***** DATA LINES
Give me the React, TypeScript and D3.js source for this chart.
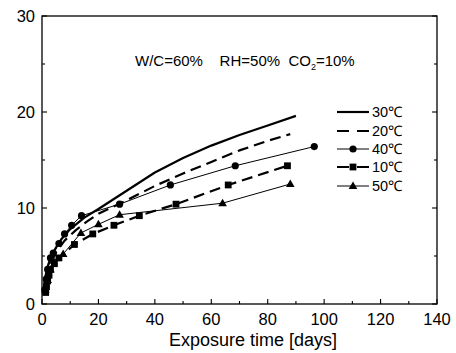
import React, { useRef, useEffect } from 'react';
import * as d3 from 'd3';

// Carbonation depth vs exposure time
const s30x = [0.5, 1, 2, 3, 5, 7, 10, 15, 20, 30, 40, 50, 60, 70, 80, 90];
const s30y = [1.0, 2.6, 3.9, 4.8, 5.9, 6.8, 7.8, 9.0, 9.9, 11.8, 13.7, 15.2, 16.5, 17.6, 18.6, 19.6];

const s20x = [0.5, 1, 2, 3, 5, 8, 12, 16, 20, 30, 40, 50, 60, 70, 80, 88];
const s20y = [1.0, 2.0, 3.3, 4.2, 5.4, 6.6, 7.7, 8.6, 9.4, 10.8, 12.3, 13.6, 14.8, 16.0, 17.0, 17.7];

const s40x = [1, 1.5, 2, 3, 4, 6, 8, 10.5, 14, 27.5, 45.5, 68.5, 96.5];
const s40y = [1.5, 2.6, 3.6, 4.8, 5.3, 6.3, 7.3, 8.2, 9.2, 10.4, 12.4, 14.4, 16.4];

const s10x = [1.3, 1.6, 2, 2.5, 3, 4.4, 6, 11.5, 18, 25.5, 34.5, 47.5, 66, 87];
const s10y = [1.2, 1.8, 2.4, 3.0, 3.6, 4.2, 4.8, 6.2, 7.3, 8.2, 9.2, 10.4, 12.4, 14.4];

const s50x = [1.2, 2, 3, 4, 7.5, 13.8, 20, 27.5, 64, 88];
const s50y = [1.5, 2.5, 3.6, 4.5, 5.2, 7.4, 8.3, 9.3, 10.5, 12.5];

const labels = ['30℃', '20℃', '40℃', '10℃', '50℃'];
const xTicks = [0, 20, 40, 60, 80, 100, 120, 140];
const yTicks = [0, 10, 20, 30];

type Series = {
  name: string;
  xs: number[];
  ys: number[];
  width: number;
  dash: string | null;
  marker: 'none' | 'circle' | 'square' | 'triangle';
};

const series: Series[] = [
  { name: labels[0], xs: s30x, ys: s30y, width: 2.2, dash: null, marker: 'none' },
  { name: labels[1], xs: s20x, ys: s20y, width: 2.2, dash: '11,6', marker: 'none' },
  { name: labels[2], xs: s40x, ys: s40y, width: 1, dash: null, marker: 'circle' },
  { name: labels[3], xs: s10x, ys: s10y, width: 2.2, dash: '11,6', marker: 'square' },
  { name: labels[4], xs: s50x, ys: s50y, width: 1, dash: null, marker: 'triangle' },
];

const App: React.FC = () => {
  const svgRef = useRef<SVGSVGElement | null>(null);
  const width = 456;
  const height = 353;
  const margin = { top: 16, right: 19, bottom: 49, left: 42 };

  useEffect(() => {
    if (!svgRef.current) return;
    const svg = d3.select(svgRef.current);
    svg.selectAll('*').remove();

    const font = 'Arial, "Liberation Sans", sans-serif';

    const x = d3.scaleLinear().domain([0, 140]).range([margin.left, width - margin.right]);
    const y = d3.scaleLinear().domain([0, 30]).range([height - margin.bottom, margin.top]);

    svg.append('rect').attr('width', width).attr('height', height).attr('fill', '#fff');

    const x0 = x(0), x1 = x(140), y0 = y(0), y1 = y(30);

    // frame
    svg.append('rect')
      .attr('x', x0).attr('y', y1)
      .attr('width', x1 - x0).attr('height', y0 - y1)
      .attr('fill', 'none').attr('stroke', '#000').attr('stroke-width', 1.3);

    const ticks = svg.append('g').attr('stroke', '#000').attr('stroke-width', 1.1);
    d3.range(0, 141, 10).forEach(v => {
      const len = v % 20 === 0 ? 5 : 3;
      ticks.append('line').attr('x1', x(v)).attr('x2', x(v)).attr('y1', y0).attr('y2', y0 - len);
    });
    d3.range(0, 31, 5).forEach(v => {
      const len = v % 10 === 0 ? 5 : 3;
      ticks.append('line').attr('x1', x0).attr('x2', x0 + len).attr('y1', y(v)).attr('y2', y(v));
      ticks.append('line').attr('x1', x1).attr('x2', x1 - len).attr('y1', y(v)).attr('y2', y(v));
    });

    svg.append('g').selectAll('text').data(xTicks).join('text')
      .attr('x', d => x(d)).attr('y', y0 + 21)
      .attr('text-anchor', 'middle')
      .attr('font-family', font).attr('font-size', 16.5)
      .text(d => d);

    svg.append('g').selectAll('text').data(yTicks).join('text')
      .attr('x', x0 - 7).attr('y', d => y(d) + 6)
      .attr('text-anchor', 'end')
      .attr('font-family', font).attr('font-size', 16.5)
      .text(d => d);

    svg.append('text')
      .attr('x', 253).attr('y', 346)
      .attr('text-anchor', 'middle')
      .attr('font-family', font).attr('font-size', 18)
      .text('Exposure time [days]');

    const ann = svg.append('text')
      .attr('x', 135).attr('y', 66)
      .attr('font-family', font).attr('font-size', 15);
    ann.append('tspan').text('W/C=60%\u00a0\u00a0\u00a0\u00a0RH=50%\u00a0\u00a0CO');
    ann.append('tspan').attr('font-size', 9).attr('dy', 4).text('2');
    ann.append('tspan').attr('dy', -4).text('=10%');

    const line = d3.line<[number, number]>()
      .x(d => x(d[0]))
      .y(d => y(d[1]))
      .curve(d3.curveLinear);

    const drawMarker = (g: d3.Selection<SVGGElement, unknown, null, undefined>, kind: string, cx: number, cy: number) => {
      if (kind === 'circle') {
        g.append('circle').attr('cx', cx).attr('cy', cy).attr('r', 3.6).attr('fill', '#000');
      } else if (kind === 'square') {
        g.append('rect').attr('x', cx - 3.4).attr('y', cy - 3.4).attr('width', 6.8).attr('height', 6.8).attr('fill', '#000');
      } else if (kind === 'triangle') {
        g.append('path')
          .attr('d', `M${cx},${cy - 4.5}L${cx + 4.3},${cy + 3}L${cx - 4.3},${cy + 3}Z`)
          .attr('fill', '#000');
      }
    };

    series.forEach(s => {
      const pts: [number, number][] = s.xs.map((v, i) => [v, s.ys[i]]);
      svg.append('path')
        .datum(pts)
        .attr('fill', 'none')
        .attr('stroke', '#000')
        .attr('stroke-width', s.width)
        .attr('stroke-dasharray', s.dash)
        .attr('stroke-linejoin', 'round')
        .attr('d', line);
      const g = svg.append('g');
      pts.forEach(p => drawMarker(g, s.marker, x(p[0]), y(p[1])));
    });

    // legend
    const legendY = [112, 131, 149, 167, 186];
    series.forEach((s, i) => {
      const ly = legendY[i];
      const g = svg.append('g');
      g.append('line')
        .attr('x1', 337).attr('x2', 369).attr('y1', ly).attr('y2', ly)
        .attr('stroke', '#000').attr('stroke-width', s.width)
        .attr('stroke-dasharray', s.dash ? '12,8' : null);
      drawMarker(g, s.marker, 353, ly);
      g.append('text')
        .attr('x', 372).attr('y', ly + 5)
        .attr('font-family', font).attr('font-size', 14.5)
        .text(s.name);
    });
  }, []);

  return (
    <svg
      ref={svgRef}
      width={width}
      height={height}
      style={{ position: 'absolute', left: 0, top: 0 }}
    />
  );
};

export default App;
**********
→ WHAT YOU NEED TO DO
Collect the lines that hold "React".

→ EXERCISE RESULT
Give me the React, TypeScript and D3.js source for this chart.
import React, { useRef, useEffect } from 'react';
const App: React.FC = () => {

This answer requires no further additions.